PySpark is a powerful tool for big data processing. This tutorial will guide you through a step-by-step approach to dropping nested columns from a PySpark DataFrame.

Understanding Nested Columns

link to this section

In PySpark, a DataFrame can have complex types such as structs, arrays, and maps. A struct is a collection of fields, and a DataFrame column can be of struct type, containing multiple sub-fields or nested columns. This tutorial focuses on dropping these nested columns.

Example of Nested Columns

Consider a DataFrame with a column 'Address', which is of struct type with sub-fields 'City', 'State', and 'PostalCode':

Address: struct<City: string, State: string, PostalCode: int> 

'City', 'State', and 'PostalCode' are nested columns under the 'Address' column.

Dropping Nested Columns

link to this section

PySpark does not provide a built-in function to drop nested columns directly.

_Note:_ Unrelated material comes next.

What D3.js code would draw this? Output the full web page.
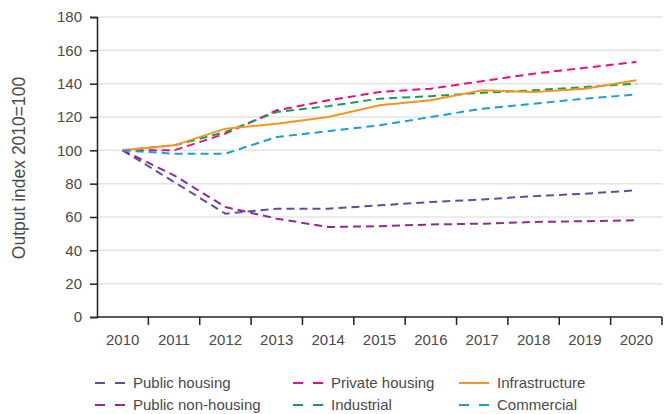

However, you can follow these steps to drop nested columns:

  1. Flatten the DataFrame: Convert the nested columns into flat columns.
  2. Drop the unwanted columns: Drop the columns that are no longer needed, including the previously nested columns.
  3. Recreate the nested structure: Rebuild the nested structure of the DataFrame, excluding the dropped columns.

Step-by-Step Example

Step 1: Install and Import PySpark

First, install PySpark via pip:

pip install pyspark 

Then, import the necessary modules:

from pyspark.sql import SparkSession 
from pyspark.sql.functions import col 

Step 2: Create a Spark Session

Create a Spark session to work with DataFrames in PySpark.

spark = SparkSession.builder.appName('DropNestedColumnsExample').getOrCreate() 

Step 3: Create a DataFrame

Create a DataFrame with a nested column 'Address'.

data = [("John", ("New York", "NY", 10001)),
    ("Jane", ("Los Angeles", "CA", 90001)), 
    ("Sam", ("San Francisco", "CA", 94101))] 
    
columns = ["Name", "Address"] 
schema = "Name string, Address struct<City:string, State:string, PostalCode:int>" 
df = spark.createDataFrame(data, schema=schema) 

Step 4: Flatten the DataFrame

Flatten the DataFrame by selecting each sub-field of the nested column as a separate column.

df_flattened = df.select("Name", col("Address.City").alias("City"), col("Address.State").alias("State"), col("Address.PostalCode").alias("PostalCode")) 

Step 5: Drop the Unwanted Columns

Drop the 'PostalCode' column using the drop method.

df_dropped = df_flattened.drop('PostalCode') 

Step 6: Recreate the Nested Structure

Recreate the nested structure of the DataFrame using the struct function.

from pyspark.sql.functions import struct 
df_final = df_dropped.select("Name", struct("City", "State").alias("Address")) 

The df_final DataFrame will have the 'PostalCode' column removed from the 'Address' struct.

Conclusion

link to this section

Dropping nested columns in PySpark requires flattening the DataFrame, dropping the unwanted columns, and then recreating the nested structure. This tutorial provided a step-by-step example of dropping a nested column from a PySpark DataFrame. With this knowledge, you can handle nested columns in your PySpark DataFrames with ease.